Give every line again exactly as it appears, please, but not the pictures.

● Material:
· · · ·

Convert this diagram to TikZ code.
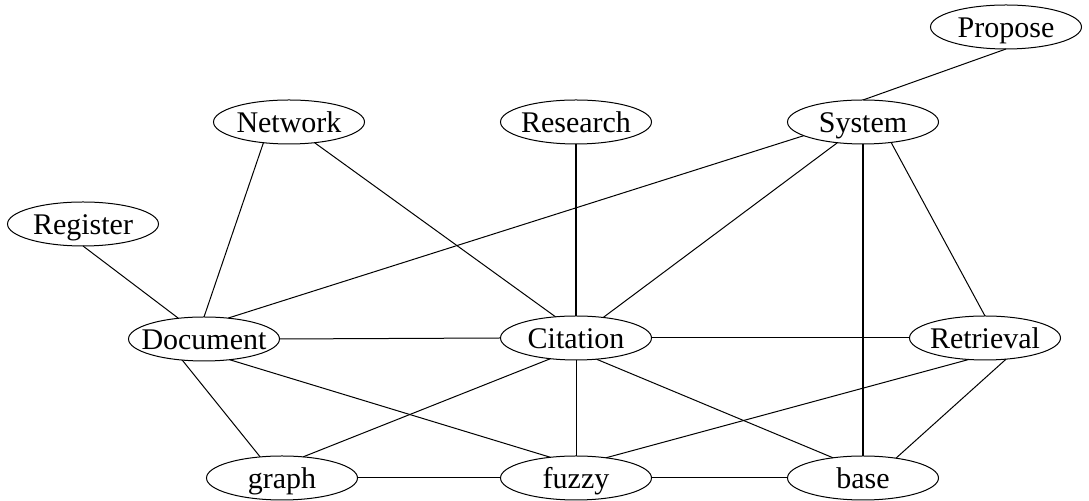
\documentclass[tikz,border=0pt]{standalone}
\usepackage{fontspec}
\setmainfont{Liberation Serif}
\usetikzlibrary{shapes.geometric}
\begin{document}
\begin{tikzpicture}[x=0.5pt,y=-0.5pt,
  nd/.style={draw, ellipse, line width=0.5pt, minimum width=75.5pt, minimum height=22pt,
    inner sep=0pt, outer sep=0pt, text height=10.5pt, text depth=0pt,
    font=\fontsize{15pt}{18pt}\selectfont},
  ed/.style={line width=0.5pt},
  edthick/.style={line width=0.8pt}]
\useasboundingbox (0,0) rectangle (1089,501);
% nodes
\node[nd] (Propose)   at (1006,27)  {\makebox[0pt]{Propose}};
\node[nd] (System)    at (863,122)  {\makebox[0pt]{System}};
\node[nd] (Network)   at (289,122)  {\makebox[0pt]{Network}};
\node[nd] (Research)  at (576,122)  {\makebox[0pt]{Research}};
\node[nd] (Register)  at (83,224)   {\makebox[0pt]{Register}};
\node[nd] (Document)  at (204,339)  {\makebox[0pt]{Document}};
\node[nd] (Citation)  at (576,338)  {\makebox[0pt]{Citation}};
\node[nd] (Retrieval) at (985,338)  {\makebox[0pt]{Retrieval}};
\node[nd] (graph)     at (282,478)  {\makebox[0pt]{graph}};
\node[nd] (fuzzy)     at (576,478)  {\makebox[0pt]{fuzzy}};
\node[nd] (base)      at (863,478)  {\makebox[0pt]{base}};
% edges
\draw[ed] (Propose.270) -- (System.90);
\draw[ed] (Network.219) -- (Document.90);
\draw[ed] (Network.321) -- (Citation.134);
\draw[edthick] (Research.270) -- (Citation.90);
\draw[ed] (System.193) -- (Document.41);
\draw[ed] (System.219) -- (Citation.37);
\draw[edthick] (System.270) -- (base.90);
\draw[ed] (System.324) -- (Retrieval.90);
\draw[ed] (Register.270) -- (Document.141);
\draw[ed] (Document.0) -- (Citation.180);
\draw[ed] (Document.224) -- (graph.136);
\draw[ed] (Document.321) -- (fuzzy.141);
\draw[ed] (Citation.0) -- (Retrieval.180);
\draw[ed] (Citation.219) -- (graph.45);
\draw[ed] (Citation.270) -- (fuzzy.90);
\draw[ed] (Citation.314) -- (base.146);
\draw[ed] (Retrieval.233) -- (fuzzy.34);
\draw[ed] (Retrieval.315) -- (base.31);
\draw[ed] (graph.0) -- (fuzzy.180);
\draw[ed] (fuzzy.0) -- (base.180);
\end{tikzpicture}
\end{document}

· · · ·

● Full answer:
Convert this diagram to TikZ code.
\documentclass[tikz,border=0pt]{standalone}
\usepackage{fontspec}
\setmainfont{Liberation Serif}
\usetikzlibrary{shapes.geometric}
\begin{document}
\begin{tikzpicture}[x=0.5pt,y=-0.5pt,
  nd/.style={draw, ellipse, line width=0.5pt, minimum width=75.5pt, minimum height=22pt,
    inner sep=0pt, outer sep=0pt, text height=10.5pt, text depth=0pt,
    font=\fontsize{15pt}{18pt}\selectfont},
  ed/.style={line width=0.5pt},
  edthick/.style={line width=0.8pt}]
\useasboundingbox (0,0) rectangle (1089,501);
% nodes
\node[nd] (Propose)   at (1006,27)  {\makebox[0pt]{Propose}};
\node[nd] (System)    at (863,122)  {\makebox[0pt]{System}};
\node[nd] (Network)   at (289,122)  {\makebox[0pt]{Network}};
\node[nd] (Research)  at (576,122)  {\makebox[0pt]{Research}};
\node[nd] (Register)  at (83,224)   {\makebox[0pt]{Register}};
\node[nd] (Document)  at (204,339)  {\makebox[0pt]{Document}};
\node[nd] (Citation)  at (576,338)  {\makebox[0pt]{Citation}};
\node[nd] (Retrieval) at (985,338)  {\makebox[0pt]{Retrieval}};
\node[nd] (graph)     at (282,478)  {\makebox[0pt]{graph}};
\node[nd] (fuzzy)     at (576,478)  {\makebox[0pt]{fuzzy}};
\node[nd] (base)      at (863,478)  {\makebox[0pt]{base}};
% edges
\draw[ed] (Propose.270) -- (System.90);
\draw[ed] (Network.219) -- (Document.90);
\draw[ed] (Network.321) -- (Citation.134);
\draw[edthick] (Research.270) -- (Citation.90);
\draw[ed] (System.193) -- (Document.41);
\draw[ed] (System.219) -- (Citation.37);
\draw[edthick] (System.270) -- (base.90);
\draw[ed] (System.324) -- (Retrieval.90);
\draw[ed] (Register.270) -- (Document.141);
\draw[ed] (Document.0) -- (Citation.180);
\draw[ed] (Document.224) -- (graph.136);
\draw[ed] (Document.321) -- (fuzzy.141);
\draw[ed] (Citation.0) -- (Retrieval.180);
\draw[ed] (Citation.219) -- (graph.45);
\draw[ed] (Citation.270) -- (fuzzy.90);
\draw[ed] (Citation.314) -- (base.146);
\draw[ed] (Retrieval.233) -- (fuzzy.34);
\draw[ed] (Retrieval.315) -- (base.31);
\draw[ed] (graph.0) -- (fuzzy.180);
\draw[ed] (fuzzy.0) -- (base.180);
\end{tikzpicture}
\end{document}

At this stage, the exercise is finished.